In un festival come Torino le sorprese sono all’ordine del giorno. Appena arrivati al cinema Massimo, ci catapultiamo in sala a vedere
Real Oni Gokko di Sion Sono. Horror game che dopo un inizio folgorante si perde nelle sue diverse diramazioni narrative e si arriva stanchi nel finale. Mentre il concorso parte
bene con God Bless The Child di Robert Machoian, Rodrigo Ojeda-Beck, segue la vita di Cinque fratelli di età
diverse comprese fra gli 1 e i 13 anni passano un giorno da soli, senza sapere se e quando la loro inaffidabile madre tornerà. La sorella maggiore si occupa dei fratellini, mentre la fantasia e il caos prendono il sopravvento. Un film che pone al centro lo sguardo istintivo e puro dell’infanzia, e dove le emozioni sono veicolate con sincera tenerezza, senza ricatti ne moralismi. Les Loups
di Sophie Deraspe, vede una giovane ricercatrice
canadese approdare in un villaggio di pescatori del Nord dell’Atlantico, dove è segretamente alla ricerca di suo padre. Un viaggio alla ricerca della propria identità affettiva, che diventa comprensione di un mondo selvaggio e sconosciuto. Un opera magnetica, capace di sondare negli animi dei protagonisti per mettere in luce le contraddizioni emotive dei nostri rapporti, interpersonali e famigliari. In Festa Mobile, non ci siamo lasciati scappare Nasty Baby di Sebastian Silva. Freddie e Mo sono una coppia gay che cerca di avere un figlio con l'aiuto di Polly (Kristen Wiig), migliore amica del primo: la cosa genera tensioni
tra loro, che crescono anche per via di un vicino svitato e aggressivo. Silva,
costruisce come al solito il suo cinema nero e inclassificabile su un labile pretesto, che diventa riflessione lucida sul nostro oggi, e lo fa con uno stile tutto suo, che pian piano ti
avvolge e ti spiazza come il finale inatteso della pellicola.

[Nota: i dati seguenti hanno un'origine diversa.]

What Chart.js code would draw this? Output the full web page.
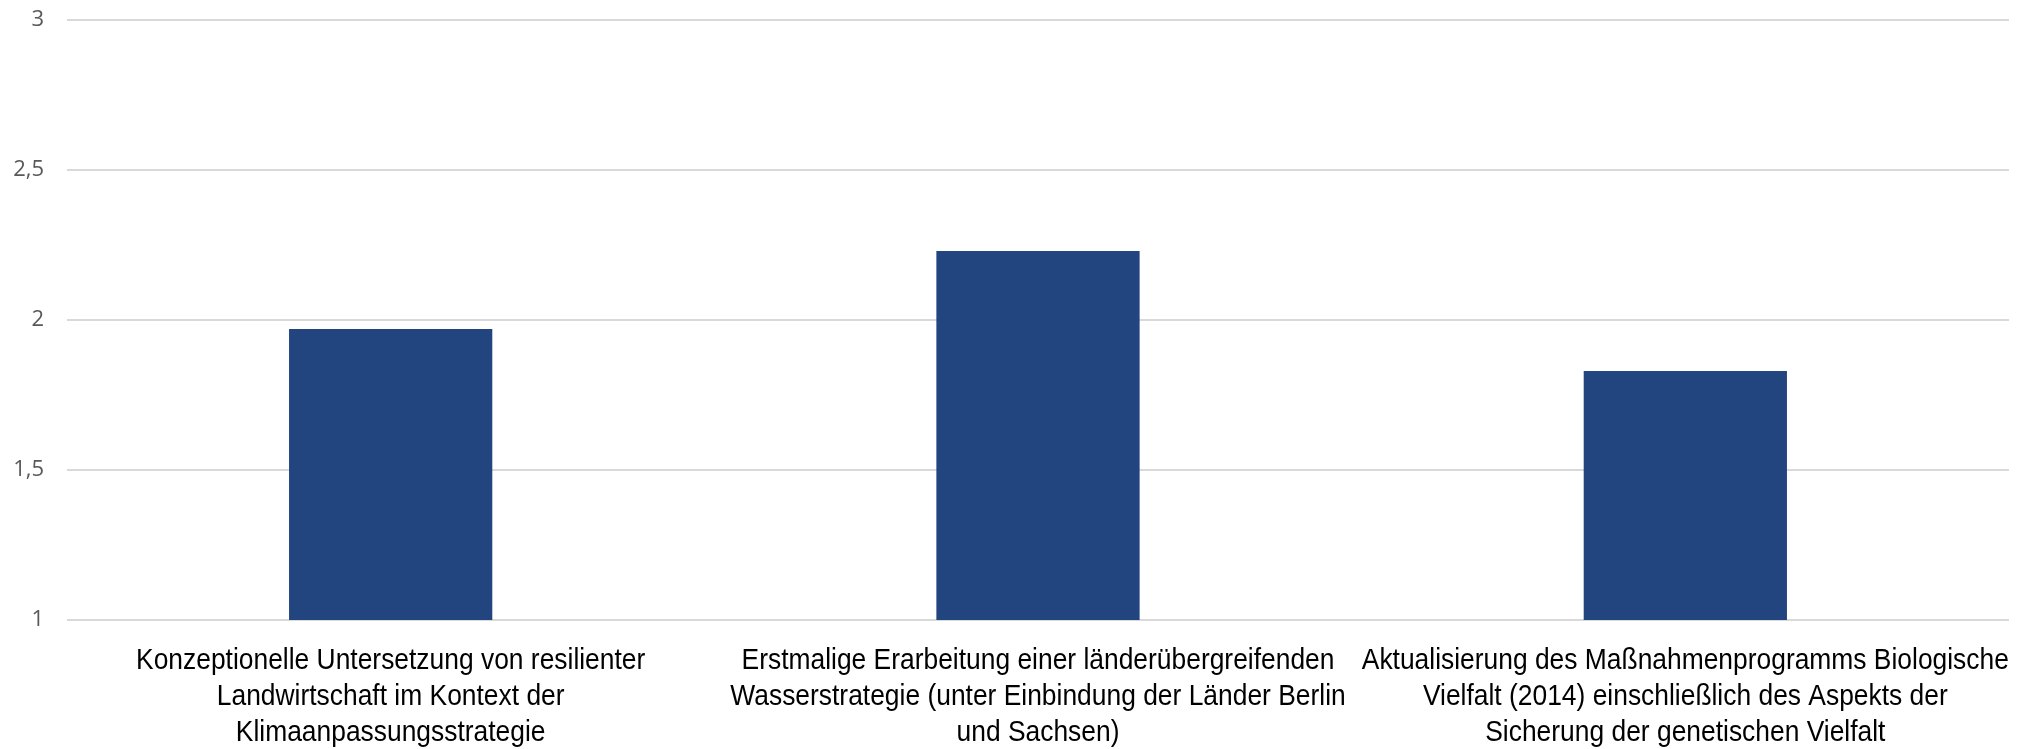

In The Assassin, siamo in Cina, IX secolo, dinastia Tang. Una giovane
donna, educata alle arti marziali da una monaca e trasformata in spietata assassina, deve scegliere tra l’obbedienza alle regole e le ragioni del cuore. Grande ritorno di Hou Hsiao-Hsien, con un film di straordinaria eleganza compositiva, che rilegge alla sua maniera il wuxia e lo fa con i suoi slittamenti laterali e le sue ellissi imperscrutabili, per descrivere un epica lontana, divisa tra storia
e soggetti e dove proprio Lei, l’assassina, con le sue decisioni meditate
dal cuore, cambierà il percorso in divenire del suo popolo. Shu Qi al suo massimo splendore. Un
festival come sempre debordante di proposte, dove ogni spettatore può disegnarsi il suo percorso e scovare film che sorprendano.